The Future of Real-World Assets
Real-world assets in crypto have an exciting future ahead. The process of tokenization brings many benefits to established goods and commodities, increasing their flexibility and facilitating financial inclusion.
If RWA tokenization continues its projected growth, the DeFi space is likely to see expansion and broader adoption. Many crypto enthusiasts will turn to RWAs to diversify their portfolios and gain exposure to traditional markets. On the other hand, TradFi investors might be attracted by blockchain and crypto perks such as transparency, efficiency, and fractional ownership.
Technological advancements and blockchain innovation could make the tokenization process more accessible and secure. As crypto developers continue to work on interoperability, it’s likely that it’ll positively affect tokenized real-world assets, making it easier to trade and manage them.

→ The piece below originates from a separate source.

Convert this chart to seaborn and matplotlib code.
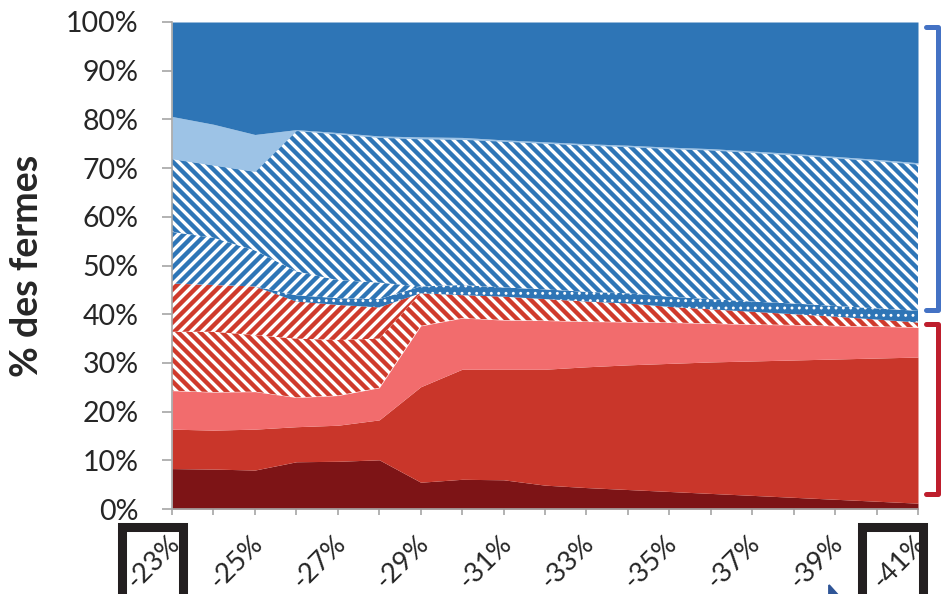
import matplotlib
matplotlib.use("Agg")
import matplotlib.pyplot as plt
import matplotlib.transforms as mtransforms
from matplotlib.lines import Line2D
from matplotlib.patches import Rectangle, Polygon
import seaborn as sns

# Données (% des fermes par catégorie)
baisse = [-23, -24, -25, -26, -27, -28, -29, -30, -31, -32,
          -33, -34, -35, -36, -37, -38, -39, -40, -41]
etiquettes_x = ["-23%", "", "-25%", "", "-27%", "", "-29%", "", "-31%", "",
                "-33%", "", "-35%", "", "-37%", "", "-39%", "", "-41%"]
graduations_y = [0, 10, 20, 30, 40, 50, 60, 70, 80, 90, 100]
etiquettes_y = ["0%", "10%", "20%", "30%", "40%", "50%", "60%", "70%", "80%", "90%", "100%"]

rouge_fonce = [8.3, 8.2, 8.0, 9.7, 9.8, 10.1, 5.5, 6.1, 6.0, 4.9,
               4.4, 4.0, 3.6, 3.2, 2.8, 2.4, 2.0, 1.6, 1.2]
rouge = [8.1, 8.0, 8.4, 7.2, 7.4, 8.2, 19.6, 22.6, 22.7, 23.8,
         24.8, 25.6, 26.3, 27.0, 27.6, 28.2, 28.8, 29.4, 30.0]
rouge_clair = [7.9, 7.8, 7.7, 6.0, 6.1, 6.6, 12.5, 10.5, 10.1, 10.0,
               9.3, 8.8, 8.4, 7.9, 7.5, 7.2, 6.8, 6.5, 6.1]
rouge_hachure_bas = [12.1, 12.4, 11.6, 12.1, 11.4, 10.1, 6.7, 4.7, 4.8, 4.4,
                     4.1, 3.8, 3.2, 2.9, 2.6, 2.2, 1.9, 1.4, 1.0]
rouge_hachure_haut = [9.9, 9.6, 10.0, 7.6, 7.2, 6.4, 0, 0, 0, 0,
                      0, 0, 0, 0, 0, 0, 0, 0, 0]
bleu_points = [0, 0, 0, 1.3, 1.4, 1.7, 1.4, 2.1, 1.9, 2.0,
               2.0, 2.1, 2.1, 2.1, 2.1, 2.2, 2.2, 2.3, 2.4]
bleu_hachure_bas = [10.6, 9.7, 7.4, 4.9, 3.7, 3.4, 0, 0, 0, 0,
                    0, 0, 0, 0, 0, 0, 0, 0, 0]
bleu_hachure_haut = [15.0, 14.9, 16.2, 28.9, 30.0, 29.8, 30.3, 29.9, 30.0, 30.0,
                     30.1, 30.1, 30.4, 30.6, 30.6, 30.5, 30.4, 30.3, 30.1]
bleu_clair = [8.7, 8.4, 7.6, 0.2, 0.3, 0.3, 0.4, 0.4, 0.3, 0.3,
              0.3, 0.3, 0.3, 0.3, 0.3, 0.3, 0.3, 0.3, 0.3]
bleu = [19.4, 21.0, 23.1, 22.1, 22.7, 23.4, 23.6, 23.7, 24.2, 24.6,
        25.0, 25.3, 25.7, 26.0, 26.5, 27.0, 27.6, 28.2, 28.9]

ROUGE_FONCE = "#7D1416"
ROUGE = "#C9362A"
SAUMON = "#F26C6D"
HACH_ROUGE = "#CF3A2C"
BLEU = "#2E75B6"
BLEU_CLAIR = "#9DC3E6"

# dpi choisi pour que l'espacement des hachures ressemble à l'original
DPI = 132
S = 100 / DPI  # tailles données pour 100 dpi

sns.set_theme(style="white")
plt.rcParams["font.family"] = ["Lato", "DejaVu Sans"]
plt.rcParams["hatch.linewidth"] = 2.4

W, H = 941, 594
fig = plt.figure(figsize=(W / DPI, H / DPI), dpi=DPI)
ax = fig.add_axes([172 / W, 1 - 509 / H, (918 - 172) / W, (509 - 22) / H])

couches = [rouge_fonce, rouge, rouge_clair, rouge_hachure_bas, rouge_hachure_haut,
           bleu_points, bleu_hachure_bas, bleu_hachure_haut, bleu_clair, bleu]
fonds = [ROUGE_FONCE, ROUGE, SAUMON, "white", "white",
         BLEU, "white", "white", BLEU_CLAIR, BLEU]
hachures = [None, None, None, "\\\\\\\\", "////", "...", "////", "\\\\\\\\", None, None]
traits = [ROUGE_FONCE, ROUGE, SAUMON, HACH_ROUGE, HACH_ROUGE,
          "white", BLEU, BLEU, BLEU_CLAIR, BLEU]

polys = ax.stackplot(baisse, couches, colors=fonds, hatch=hachures, linewidth=0)
for p, ec in zip(polys, traits):
    p.set_edgecolor(ec)
    p.set_linewidth(0)
# points plus fins pour la bande pointillée
if hasattr(polys[5], "set_hatch_linewidth"):
    polys[5].set_hatch_linewidth(0.8)

ax.set_xlim(-23, -41)
ax.set_ylim(0, 100)
ax.set_xticks(baisse)
ax.set_xticklabels(etiquettes_x, rotation=45, ha="right", va="center",
                   rotation_mode="anchor")
ax.set_yticks(graduations_y)
ax.set_yticklabels(etiquettes_y)
ax.tick_params(axis="x", bottom=True, length=4.3 * S, width=1.2 * S, color="#A6A6A6",
               pad=18 * S, labelsize=19.5 * S, labelcolor="#262626")
ax.tick_params(axis="y", left=True, length=7.2 * S, width=1.2 * S, color="#A6A6A6",
               pad=17 * S, labelsize=20.5 * S, labelcolor="#262626")
decalage = mtransforms.ScaledTranslation(4 / DPI, 0, fig.dpi_scale_trans)
for lab in ax.get_xticklabels():
    lab.set_transform(lab.get_transform() + decalage)

for cote in ["top", "right"]:
    ax.spines[cote].set_visible(False)
for cote in ["left", "bottom"]:
    ax.spines[cote].set_color("#A6A6A6")
    ax.spines[cote].set_linewidth(1.2 * S)

ax.set_ylabel("% des fermes", fontsize=27 * S, fontweight="bold", color="#262626",
              va="center")
ax.yaxis.set_label_coords((27.5 - 172) / 746, 0.5)


def fx(x):
    return x / W


def fy(y):
    return 1 - y / H


# accolades à droite
for (y0, y1, c) in [(27, 310, "#4472C4"), (324, 494, "#BE1E2D")]:
    fig.add_artist(Line2D([fx(926), fx(938), fx(938), fx(926)],
                          [fy(y0), fy(y0), fy(y1), fy(y1)], color=c, lw=3.6 * S,
                          solid_joinstyle="round", solid_capstyle="round"))

# cadres autour des étiquettes extrêmes
for x0 in [121.5, 861.5]:
    fig.add_artist(Rectangle((fx(x0), fy(600)), 61.5 / W, (600 - 526.5) / H,
                             fill=False, edgecolor="#231F20", lw=6.5 * S, zorder=10))

# pointe de flèche coupée en bas
fig.add_artist(Polygon([(fx(829), fy(585)), (fx(829), fy(595)), (fx(838), fy(595))],
                       closed=True, color="#2F5597"))

fig.savefig("out.png", dpi=DPI)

Ultimately, one of the most influential aspects of the future of RWAs is likely going to be regulatory clarity. As heavily regulated TradFi assets enter DeFi, the regulatory pressure from centralized government authorities will increase.
Initial endeavors might slow the expansion of decentralized finance and RWAs, but the long-term results could be positive. They could bring much-needed stability to the space, attracting risk-averse investors concerned about crypto volatility and unpredictability.
Key Takeaways
The integration of real-world assets and blockchain might be the turning point for both spheres. It represents the unification of finance and technology that’s unlike anything we’ve seen before. The process brings immense value and liquidity to DeFi while simultaneously enhancing TradFi assets.
While it’s unclear how far this partnership can go, the advantages are plainly visible. The road ahead is not without challenges. Still, tokenized real-world assets have the potential to reshape the financial future, and they are worth keeping an eye on!